Experiments are a critical part of science—perhaps even the central feature. But middle school and high school science experiments don’t teach students how experiments are supposed to work.
The way I did science experiments in school went something like this:
- Learn about some natural phenomenon.
- Teacher explains an experiment intended to test the natural phenomenon or at least vaguely relate to it.
- We run the experiment, with the ostensible goal of observing the natural phenomenon.
- We get results totally different from what the laws of nature predict.
- Whatever, let’s move on to the next subject.
For example, I remember in physics class we learned about how acceleration due to gravity changes when an object rolls down an incline based on the steepness of the incline. Then we did an “experiment” to test this by rolling marbles down inclines and measuring how far they got in a fixed amount of time. The results we got were inconsistent with the laws of mechanics, but nobody questioned ths. We all assumed that our experiment was not sufficiently well-controlled to produce reliable results (which was accurate).
This is the antithesis of how experiments are supposed to work. The point of running an experiment is to learn something about the world. Experiments should be well controlled so you can be confident that you are learning something.
Running a good experiment is not easy. Experiments can easily fail to produce good results, so they must be designed carefully. Designing good experiments is a skill. And the way experiments are done in school does nothing to teach this skill.
If you know in advance that you have bad methodology and you’re going to throw away the results of your experiment, what’s the point? Experiments as they are done in school don’t teach about natural laws (because you ignore whatever results you get), and they don’t teach how to design good experiments (because no effort is made to produce consistent results).
I can imagine an effective science class that focused on teaching students how to design experiments. You could perhaps start by providing students a simple natural law, such as an object’s acceleration on an inclined plane, then challenge them to produce an experiment that replicates the results. If they don’t produce consistent results, push them to figure out why, and refine their experimental conditions until they can get reliable measurements.
But the point of an experiment isn’t (usually) to reproduce known results—it’s to figure out something unknown. A good experiment should be able to falsify a hypothesis; you shouldn’t just keep changing your experiment until you get the expected results. (The process I described in the previous paragraph is basically P-hacking.) I don’t know how you would teach people to get from “design an experiment that can consistently replicate a known natural law” to “design an experiment that can tell you something you don’t already know, and be confident that it’s correct.” But I’ve only been thinking about it for a few minutes. We are collectively wasting tens of millions of hours per year having students run experiments while learning nothing about how to run experiments, and I’m sure we can do better.

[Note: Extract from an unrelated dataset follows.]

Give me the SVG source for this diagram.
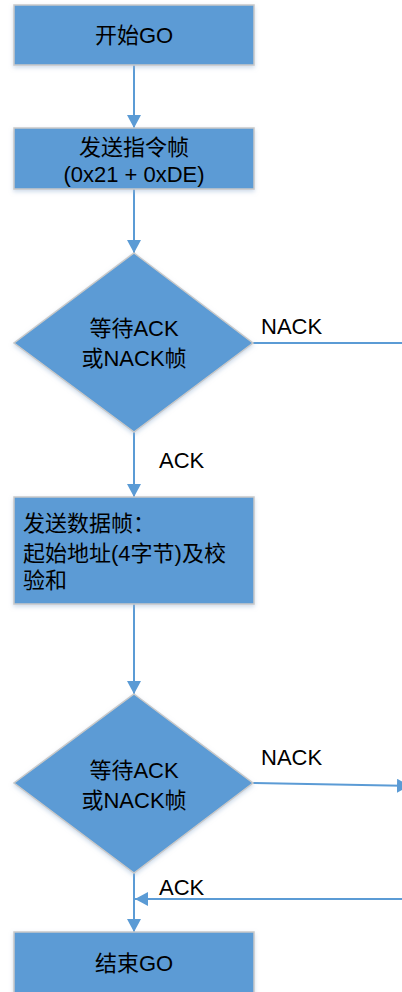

Let me throw out a slightly more sophisticated idea for how to teach experiments. Give students a natural phenomenon to investigate; it should be something they probably don’t already know (so they don’t know what result to expect), but that isn’t too hard to test. Divide the students into groups and have them design and implement experiments to figure out the phenomenon. Then challenge them to peer review each other’s experiments and look for flaws. Refine the experiments until most of the class agrees on the correct methodology and can replicate each other’s results.
This also provides a natural way to teach students statistics. If you need to develop good experimental methodologies, you need to have a way of knowing how reliable your results are and how many trials to run. Some students will try to understand how to do this, and as they begin to think more deeply about it, they will inevitably ask the same questions that inferential statistics is meant to answer. This is the perfect time to equip them with some statistics knowledge that they can use to improve their understanding of science.
I’m tempted to get overzealous about how significant it would be if we consistently ran science classes this way. I would like to say that it would solve the replication crisis, bring an end to shoddy news reporting, and revolutionize politics. Probably none of that would happen, and maybe this whole thing isn’t even a good idea. I’m just theorizing, I haven’t tested any of these ideas experimentally.